**Given request**
Write out the material exactly. Do not include the pictures.

**Stored data**

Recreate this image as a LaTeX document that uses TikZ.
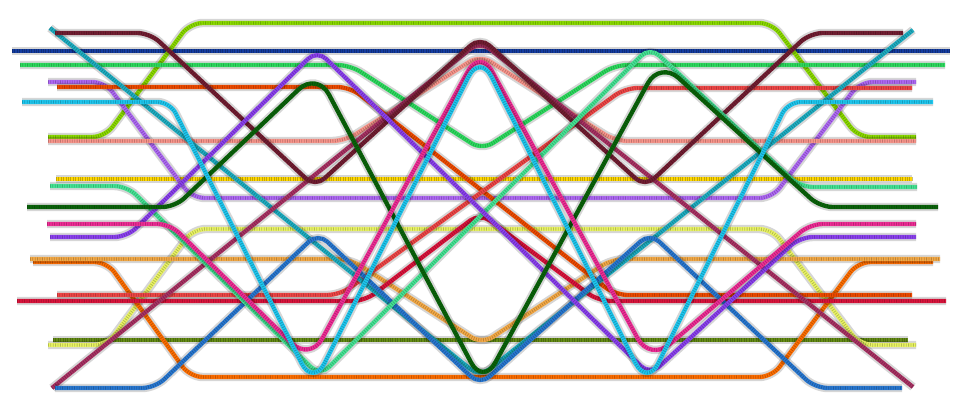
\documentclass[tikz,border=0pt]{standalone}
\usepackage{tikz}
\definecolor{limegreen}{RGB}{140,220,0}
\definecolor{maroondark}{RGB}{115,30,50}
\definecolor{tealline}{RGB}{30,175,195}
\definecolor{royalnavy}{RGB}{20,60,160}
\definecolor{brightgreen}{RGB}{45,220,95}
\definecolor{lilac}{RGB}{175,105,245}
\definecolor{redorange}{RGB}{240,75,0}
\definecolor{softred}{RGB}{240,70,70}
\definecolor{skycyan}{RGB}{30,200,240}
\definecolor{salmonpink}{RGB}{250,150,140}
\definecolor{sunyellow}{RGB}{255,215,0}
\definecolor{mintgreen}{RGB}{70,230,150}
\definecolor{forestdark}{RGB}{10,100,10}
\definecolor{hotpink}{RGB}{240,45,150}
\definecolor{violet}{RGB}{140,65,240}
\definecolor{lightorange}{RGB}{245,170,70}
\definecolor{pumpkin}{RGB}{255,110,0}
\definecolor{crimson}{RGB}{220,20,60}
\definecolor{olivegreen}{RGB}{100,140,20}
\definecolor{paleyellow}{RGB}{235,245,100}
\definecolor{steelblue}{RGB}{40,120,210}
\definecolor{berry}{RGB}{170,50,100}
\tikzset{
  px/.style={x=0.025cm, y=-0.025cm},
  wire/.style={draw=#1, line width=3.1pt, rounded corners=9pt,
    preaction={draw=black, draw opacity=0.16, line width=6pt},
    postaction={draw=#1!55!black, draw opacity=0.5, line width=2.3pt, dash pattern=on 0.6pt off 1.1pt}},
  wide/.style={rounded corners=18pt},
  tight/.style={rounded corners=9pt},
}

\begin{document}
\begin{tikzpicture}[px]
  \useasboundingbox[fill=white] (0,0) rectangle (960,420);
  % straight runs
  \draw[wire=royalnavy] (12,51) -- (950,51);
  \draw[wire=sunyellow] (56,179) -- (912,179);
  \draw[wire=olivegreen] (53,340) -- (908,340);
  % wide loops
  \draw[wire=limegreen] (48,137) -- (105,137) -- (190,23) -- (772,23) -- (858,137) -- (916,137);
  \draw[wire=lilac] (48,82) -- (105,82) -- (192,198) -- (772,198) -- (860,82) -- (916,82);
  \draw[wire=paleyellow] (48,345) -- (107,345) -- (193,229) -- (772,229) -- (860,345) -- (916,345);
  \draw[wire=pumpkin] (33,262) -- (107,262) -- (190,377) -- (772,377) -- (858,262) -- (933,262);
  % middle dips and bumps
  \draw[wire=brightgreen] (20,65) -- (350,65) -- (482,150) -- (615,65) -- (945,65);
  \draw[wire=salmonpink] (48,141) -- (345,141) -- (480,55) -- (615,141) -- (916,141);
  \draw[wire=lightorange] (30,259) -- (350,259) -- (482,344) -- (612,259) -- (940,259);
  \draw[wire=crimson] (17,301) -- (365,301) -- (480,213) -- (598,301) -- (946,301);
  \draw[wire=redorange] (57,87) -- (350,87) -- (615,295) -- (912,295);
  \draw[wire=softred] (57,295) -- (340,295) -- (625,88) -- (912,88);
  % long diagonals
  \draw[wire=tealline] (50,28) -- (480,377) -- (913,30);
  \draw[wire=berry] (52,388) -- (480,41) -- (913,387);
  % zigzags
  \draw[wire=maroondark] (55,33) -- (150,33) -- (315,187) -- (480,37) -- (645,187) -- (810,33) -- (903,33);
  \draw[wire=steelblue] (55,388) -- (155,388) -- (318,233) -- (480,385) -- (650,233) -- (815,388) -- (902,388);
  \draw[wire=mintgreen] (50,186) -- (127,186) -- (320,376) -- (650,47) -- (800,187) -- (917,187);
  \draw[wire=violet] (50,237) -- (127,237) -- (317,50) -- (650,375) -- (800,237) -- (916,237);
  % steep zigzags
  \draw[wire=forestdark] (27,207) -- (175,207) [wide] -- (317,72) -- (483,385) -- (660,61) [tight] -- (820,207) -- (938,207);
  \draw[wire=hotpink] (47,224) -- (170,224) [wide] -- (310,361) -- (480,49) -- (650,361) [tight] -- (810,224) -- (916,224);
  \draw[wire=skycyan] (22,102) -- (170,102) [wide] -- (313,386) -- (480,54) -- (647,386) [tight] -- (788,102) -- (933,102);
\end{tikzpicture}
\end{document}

**Solution for this problem**
Recreate this image as a LaTeX document that uses TikZ.
\documentclass[tikz,border=0pt]{standalone}
\usepackage{tikz}
\definecolor{limegreen}{RGB}{140,220,0}
\definecolor{maroondark}{RGB}{115,30,50}
\definecolor{tealline}{RGB}{30,175,195}
\definecolor{royalnavy}{RGB}{20,60,160}
\definecolor{brightgreen}{RGB}{45,220,95}
\definecolor{lilac}{RGB}{175,105,245}
\definecolor{redorange}{RGB}{240,75,0}
\definecolor{softred}{RGB}{240,70,70}
\definecolor{skycyan}{RGB}{30,200,240}
\definecolor{salmonpink}{RGB}{250,150,140}
\definecolor{sunyellow}{RGB}{255,215,0}
\definecolor{mintgreen}{RGB}{70,230,150}
\definecolor{forestdark}{RGB}{10,100,10}
\definecolor{hotpink}{RGB}{240,45,150}
\definecolor{violet}{RGB}{140,65,240}
\definecolor{lightorange}{RGB}{245,170,70}
\definecolor{pumpkin}{RGB}{255,110,0}
\definecolor{crimson}{RGB}{220,20,60}
\definecolor{olivegreen}{RGB}{100,140,20}
\definecolor{paleyellow}{RGB}{235,245,100}
\definecolor{steelblue}{RGB}{40,120,210}
\definecolor{berry}{RGB}{170,50,100}
\tikzset{
  px/.style={x=0.025cm, y=-0.025cm},
  wire/.style={draw=#1, line width=3.1pt, rounded corners=9pt,
    preaction={draw=black, draw opacity=0.16, line width=6pt},
    postaction={draw=#1!55!black, draw opacity=0.5, line width=2.3pt, dash pattern=on 0.6pt off 1.1pt}},
  wide/.style={rounded corners=18pt},
  tight/.style={rounded corners=9pt},
}

\begin{document}
\begin{tikzpicture}[px]
  \useasboundingbox[fill=white] (0,0) rectangle (960,420);
  % straight runs
  \draw[wire=royalnavy] (12,51) -- (950,51);
  \draw[wire=sunyellow] (56,179) -- (912,179);
  \draw[wire=olivegreen] (53,340) -- (908,340);
  % wide loops
  \draw[wire=limegreen] (48,137) -- (105,137) -- (190,23) -- (772,23) -- (858,137) -- (916,137);
  \draw[wire=lilac] (48,82) -- (105,82) -- (192,198) -- (772,198) -- (860,82) -- (916,82);
  \draw[wire=paleyellow] (48,345) -- (107,345) -- (193,229) -- (772,229) -- (860,345) -- (916,345);
  \draw[wire=pumpkin] (33,262) -- (107,262) -- (190,377) -- (772,377) -- (858,262) -- (933,262);
  % middle dips and bumps
  \draw[wire=brightgreen] (20,65) -- (350,65) -- (482,150) -- (615,65) -- (945,65);
  \draw[wire=salmonpink] (48,141) -- (345,141) -- (480,55) -- (615,141) -- (916,141);
  \draw[wire=lightorange] (30,259) -- (350,259) -- (482,344) -- (612,259) -- (940,259);
  \draw[wire=crimson] (17,301) -- (365,301) -- (480,213) -- (598,301) -- (946,301);
  \draw[wire=redorange] (57,87) -- (350,87) -- (615,295) -- (912,295);
  \draw[wire=softred] (57,295) -- (340,295) -- (625,88) -- (912,88);
  % long diagonals
  \draw[wire=tealline] (50,28) -- (480,377) -- (913,30);
  \draw[wire=berry] (52,388) -- (480,41) -- (913,387);
  % zigzags
  \draw[wire=maroondark] (55,33) -- (150,33) -- (315,187) -- (480,37) -- (645,187) -- (810,33) -- (903,33);
  \draw[wire=steelblue] (55,388) -- (155,388) -- (318,233) -- (480,385) -- (650,233) -- (815,388) -- (902,388);
  \draw[wire=mintgreen] (50,186) -- (127,186) -- (320,376) -- (650,47) -- (800,187) -- (917,187);
  \draw[wire=violet] (50,237) -- (127,237) -- (317,50) -- (650,375) -- (800,237) -- (916,237);
  % steep zigzags
  \draw[wire=forestdark] (27,207) -- (175,207) [wide] -- (317,72) -- (483,385) -- (660,61) [tight] -- (820,207) -- (938,207);
  \draw[wire=hotpink] (47,224) -- (170,224) [wide] -- (310,361) -- (480,49) -- (650,361) [tight] -- (810,224) -- (916,224);
  \draw[wire=skycyan] (22,102) -- (170,102) [wide] -- (313,386) -- (480,54) -- (647,386) [tight] -- (788,102) -- (933,102);
\end{tikzpicture}
\end{document}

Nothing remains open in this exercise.